I Hate Rice Krispie Squares
A Photographic Journey
Rice Krispie Squares. The good ol' fashioned easy to make cookie. Right? Whatever yo. I'm never making these things again. I blame my overly ambitious nature (insert stifled laughter) that led me to want to make ghost shaped Rice Krispie Squares for tomorrow's Halloween party. The internet provided a recipe, along with the back of the cereal box I didn't buy but looked at in the grocery store. So, it began:
Butter. 1/3 cup.
Melt butter in saucepan. Easy enough.
Get some marshmallows.
Measure out six cups.
Drop them from a great height into the melted butter.
Stir them bitches up.
Accidentally let spoon sink into mixture.
Put some out of focus vanilla extract in there too. 1 teaspoon.
When all stirred, dump in a bowl and start mixing in "Rice Krispies". Eight cups.
It'll be gross and smushy. Perhaps I did not mix it well enough.

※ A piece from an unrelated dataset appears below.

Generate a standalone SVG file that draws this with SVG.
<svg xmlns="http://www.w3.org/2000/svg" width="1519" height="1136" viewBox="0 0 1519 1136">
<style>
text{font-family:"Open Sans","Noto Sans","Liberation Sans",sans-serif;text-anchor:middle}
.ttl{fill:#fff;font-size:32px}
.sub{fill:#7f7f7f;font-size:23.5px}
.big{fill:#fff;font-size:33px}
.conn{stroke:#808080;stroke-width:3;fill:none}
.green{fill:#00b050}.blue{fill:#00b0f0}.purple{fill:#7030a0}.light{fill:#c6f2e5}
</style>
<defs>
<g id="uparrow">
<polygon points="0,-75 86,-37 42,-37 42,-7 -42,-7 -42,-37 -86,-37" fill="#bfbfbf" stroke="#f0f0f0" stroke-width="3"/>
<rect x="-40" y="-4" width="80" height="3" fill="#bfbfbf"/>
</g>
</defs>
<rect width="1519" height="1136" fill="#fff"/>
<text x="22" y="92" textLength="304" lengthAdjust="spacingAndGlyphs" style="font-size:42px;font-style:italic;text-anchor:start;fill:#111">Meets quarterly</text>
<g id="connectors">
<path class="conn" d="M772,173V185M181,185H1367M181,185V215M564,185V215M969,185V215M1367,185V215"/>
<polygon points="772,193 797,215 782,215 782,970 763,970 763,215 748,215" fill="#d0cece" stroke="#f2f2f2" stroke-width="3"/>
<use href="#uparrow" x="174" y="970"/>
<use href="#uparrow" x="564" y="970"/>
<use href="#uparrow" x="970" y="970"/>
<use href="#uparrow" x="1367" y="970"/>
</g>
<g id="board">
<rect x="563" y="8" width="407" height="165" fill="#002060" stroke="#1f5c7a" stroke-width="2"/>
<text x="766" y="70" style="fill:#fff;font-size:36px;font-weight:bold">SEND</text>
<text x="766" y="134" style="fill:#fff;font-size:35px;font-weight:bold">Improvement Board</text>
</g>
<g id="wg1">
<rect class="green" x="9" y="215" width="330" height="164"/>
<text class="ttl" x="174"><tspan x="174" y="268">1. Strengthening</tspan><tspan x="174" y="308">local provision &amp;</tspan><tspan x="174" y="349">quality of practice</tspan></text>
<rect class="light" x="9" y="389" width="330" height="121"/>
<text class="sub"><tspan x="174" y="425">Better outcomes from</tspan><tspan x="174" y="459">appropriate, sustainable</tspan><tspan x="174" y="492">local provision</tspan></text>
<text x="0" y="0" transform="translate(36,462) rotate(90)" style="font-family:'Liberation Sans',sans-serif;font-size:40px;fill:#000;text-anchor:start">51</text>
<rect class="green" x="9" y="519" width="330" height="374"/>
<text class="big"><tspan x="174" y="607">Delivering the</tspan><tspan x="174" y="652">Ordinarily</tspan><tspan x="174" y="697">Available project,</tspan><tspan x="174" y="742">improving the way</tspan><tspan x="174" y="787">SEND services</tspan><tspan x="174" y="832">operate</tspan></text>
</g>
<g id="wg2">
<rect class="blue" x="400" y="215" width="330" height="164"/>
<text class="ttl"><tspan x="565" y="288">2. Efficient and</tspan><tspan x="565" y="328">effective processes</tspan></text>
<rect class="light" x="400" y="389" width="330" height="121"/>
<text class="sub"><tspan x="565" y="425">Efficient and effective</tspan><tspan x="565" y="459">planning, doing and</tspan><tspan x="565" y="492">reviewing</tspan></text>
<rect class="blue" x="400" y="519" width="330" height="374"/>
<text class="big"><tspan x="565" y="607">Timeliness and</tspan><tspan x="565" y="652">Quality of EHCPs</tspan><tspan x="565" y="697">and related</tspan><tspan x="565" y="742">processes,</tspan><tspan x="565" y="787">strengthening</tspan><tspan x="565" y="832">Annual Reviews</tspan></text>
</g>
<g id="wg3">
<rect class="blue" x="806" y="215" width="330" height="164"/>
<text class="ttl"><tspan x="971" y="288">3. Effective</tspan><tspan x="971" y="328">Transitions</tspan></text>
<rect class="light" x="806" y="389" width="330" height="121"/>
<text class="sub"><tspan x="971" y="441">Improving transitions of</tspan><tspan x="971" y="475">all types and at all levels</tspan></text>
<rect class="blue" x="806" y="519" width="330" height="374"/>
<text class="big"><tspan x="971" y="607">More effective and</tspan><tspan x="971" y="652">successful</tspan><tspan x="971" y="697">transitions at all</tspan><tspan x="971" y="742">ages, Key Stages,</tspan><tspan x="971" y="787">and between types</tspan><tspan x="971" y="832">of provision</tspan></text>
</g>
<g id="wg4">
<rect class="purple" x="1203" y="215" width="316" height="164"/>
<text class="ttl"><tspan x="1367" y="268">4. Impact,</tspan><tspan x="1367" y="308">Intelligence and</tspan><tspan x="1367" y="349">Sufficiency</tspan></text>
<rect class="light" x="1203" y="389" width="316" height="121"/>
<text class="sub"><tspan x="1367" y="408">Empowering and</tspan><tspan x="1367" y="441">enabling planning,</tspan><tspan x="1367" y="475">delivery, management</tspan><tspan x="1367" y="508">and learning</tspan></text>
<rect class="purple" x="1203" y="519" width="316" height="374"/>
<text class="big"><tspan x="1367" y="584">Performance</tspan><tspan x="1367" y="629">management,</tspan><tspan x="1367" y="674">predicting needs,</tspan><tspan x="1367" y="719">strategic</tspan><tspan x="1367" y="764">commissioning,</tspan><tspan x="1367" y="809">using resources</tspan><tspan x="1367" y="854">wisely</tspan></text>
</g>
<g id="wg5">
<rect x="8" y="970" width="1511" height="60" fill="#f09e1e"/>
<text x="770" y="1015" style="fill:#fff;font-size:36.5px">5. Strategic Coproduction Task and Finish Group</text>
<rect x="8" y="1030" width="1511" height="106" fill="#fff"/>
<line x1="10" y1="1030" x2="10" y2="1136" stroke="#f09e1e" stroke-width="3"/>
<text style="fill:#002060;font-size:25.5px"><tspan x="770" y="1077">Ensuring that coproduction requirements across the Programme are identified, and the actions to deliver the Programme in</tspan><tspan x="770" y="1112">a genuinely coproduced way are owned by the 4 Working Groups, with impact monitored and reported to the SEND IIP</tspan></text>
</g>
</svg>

Okay, here's the part where things get tricky. The recipe was all, "shape mixture into ghosts". This is not possible. That shit will stick all over you!!! So call my mom and dad and say "Why the hell do these cookies have a reputation for being so easy to make?" Then they will fill you in on the great secret of the Rice Krispie Square that no recipe will tell you: You need to wet a spoon to smash it all down!!
Then nothing will stick! You can even wet your hands and do it if you want!
After that trick was revealed, I was able to smash some down into a tray.
At this point I started trying to smush them into the shape of ghosts, but it didn't really work well and I forgot to take pictures. Then I got frustrated and they came out pretty much like rounded triangles. Next, melt some white chocolate chips!
Then just kind of spread it on the stupid cookies and use some regular chocolate chips for eyes. Toss them in the fridge until tomorrow and vow never to do that again. If you will be in attendance at Pizza Diarist's tomorrow for the Halloween party, I dare you to try one. Mwah ha ha ha haaaaaa!